Tech athletics have made plenty of headlines in the past few months — not always for good reasons. The results of two investigations into Tech athletics were released last month, one regarding recent NCAA violations and the other regarding Tech’s findings about coach MaChelle Joseph. Here’s what the NCAA investigation found as well as additional allegations that have emerged in light of Joseph’s firing.
Labarrie and Carter Jr.
The NCAA informed Tech earlier last month that it had found multiple violations in its men’s basketball program. Some of the violations stemmed from head coach Josh Pastner’s long-standing legal feud with his former friend, Ron Bell, but two of the violations were regarding former assistant coach Darryl LaBarrie, who left the program last year following an NCAA investigation.
The NCAA alleges that LaBarrie took a top high school recruit on an official visit at Tech to an Atlanta strip club, where a representative of Tech athletics gave both the recruit and a Tech player who had served as the recruit’s host $300 for use at the strip club. It was later revealed that the recruit in question was one of the top prospects in the country, current NBA rookie and Chicago Bull Wendell Carter, Jr.
Carter, Jr. wasn’t the only big name involved in the violation — Tech Hall of Famer Jarret Jack was reportedly the representative of Tech athletics who funded the visit to the strip club.

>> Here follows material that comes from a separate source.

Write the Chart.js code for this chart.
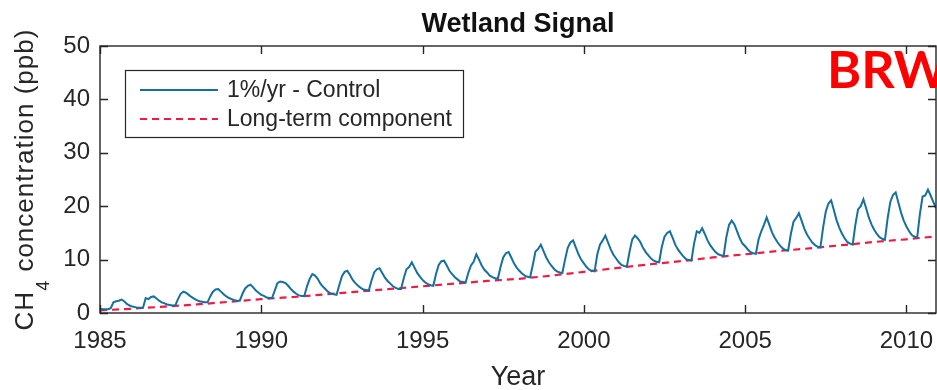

The player who allegedly accompanied Carter Jr., Justin Moore, is also no stranger to Tech fans; Moore saw limited minutes with the Jackets from 2016-2018 before transferring out after LaBarrie’s departure.
The NCAA further alleged that during its investigation of LaBarrie, LaBarrie attempted to cover up his involvement in the violation, lying to NCAA investigators and coercing Moore to do the same. According to the NCAA, both violations constituted Level I violations, the most severe level of NCAA violations. In an interview with the Atlanta Journal-Constitution last week, LaBarrie admitted that he had taken the players to the strip club and that he lied to the NCAA. However, he denied any knowledge of the money given to Carter Jr. or Moore, and further denied that he had coerced Moore to lie to investigators. The latter was one of the most serious charges levied against LaBarrie, particularly compared to the relatively meager amounts allegedly spent on Carter, Jr.’s recruiting visit. Since then, LaBarrie has apparently taken to private coaching, and even sought work as an NBA scout, courtesy of AJC.com.
The fallout from MaChelle Joseph’s messy break-up with Tech athletics has continued, with further allegations brought up from former student athletes in addition to messages of support for the coach from her old players. A bombshell accusation dropped earlier this month, however, as former Jacket Niesha Butler accused Joseph of sexual harassment in addition to emotional and physical abuse.
In a statement released to CBS46.com, Butler claimed that Joseph had harassed and abused her in her time as a student athlete. In one incident, Butler says, Joseph invited Butler into her room during a road-trip and began touching Butler’s thigh and buttocks in a manner that Butler described as “inappropriate”. However, upon rebuffing Joseph’s advances, Butler was told by Joseph that her “career was over, and that [she] would never play basketball at Georgia Tech again.” Butler would leave the program in January 2002.
In a statement from Joseph’s attorney, Joseph denied the allegations of sexual harassment. Joseph also previously denied similar allegations, claiming that the complaints against her are instead a part of a campaign of harassment in return for her fight against sexism within the Georgia Tech Athletic Association.